The U.S. Department of Energy’s Energy Information Administration (EIA) is a particularly rich source of information for those delving into the details of the transformation of the U.S. power system. And this data is showing that 2017 may be the first year where solar and wind arrive on the power system in a big way, digging into the market share of not just coal, but also natural gas.
The EIA’s Monthly Energy Review for December 2017 shows coal generation falling 1.5% in the first nine months of the year versus the first nine months of 2016. This is a continuation of the slide that coal has been on in the United States for the last decade, with the output of electricity from coal-fired plants falling 39% from its 2007 peak to 2016.
Much of the story for the first part of the 21st century has been the replacement of coal with natural gas, with electricity generation from gas more than doubling from 2000 through 2016 as hydraulic fracturing (fracking) transformed the gas industry. However, in the first nine months of 2017 gas use fell 11% year over-year. If borne out through the last three months this would be the first such fall since 2013.
Nuclear generation also declined 1.5%, despite remaining relatively steady over the last decade. Petroleum-fired generation continues to decline into obscurity and made up 0.5% of all generation over the nine-month period.
The biggest single factor in the decline of thermal generation in 2017 is a fall in demand. Total electricity generation fell by 2.6% in the first nine months of 2017, mirroring a 3% fall in total electric use. If borne out through the last three months of 2017 this will be the third straight year of falling output.

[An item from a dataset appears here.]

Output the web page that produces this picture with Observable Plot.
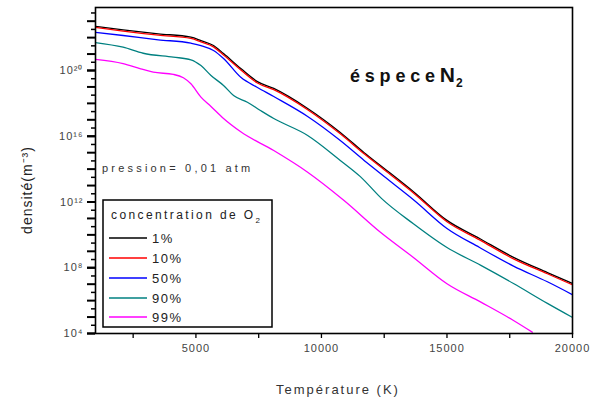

Some of this is due to warmer weather and less demand for heating. And as behind-the-meter solar is not included in generation statistics in this dataset, a minor portion of the fall in electricity use is likely due to demand offset by rooftop solar.
However, it is also evident that in the United States economic growth as measured by gross domestic product (GDP) is decoupling from electricity demand. In fact, annual U.S. electricity demand has not returned to its pre-recession peak in 2007, even as the economy recovered as measured in GDP and official unemployment figures.
But while the United States saw 80 terrawatt-hours (TWh) less electricity generation in the first nine months of 2017, it also saw 65 TWh more generation from renewable energy. As previously mentioned by pv magazine the biggest single contributor to this was additional hydro generation due to a wet winter on the West Coast, which added 31 TWh more than the first nine months of 2016.
However there was also an additional 14 TWh from utility-scale solar, representing a 51% growth in output over the first nine months of 2016, and an additional 19 TWh from wind. And so even with the decline in electric demand, it may be that 2017 will be remembered as the year when on a national scale solar and wind began to clearly dig into the market share of all forms of fossil fuel-fired generation.
The market implications for this are significant, in that conventional generation is now fighting to maintain its share of a shrinking pie, and the U.S. Department of Energy’s clumsy moves to find a rationale to bail out the coal and nuclear industries can be seen in this light.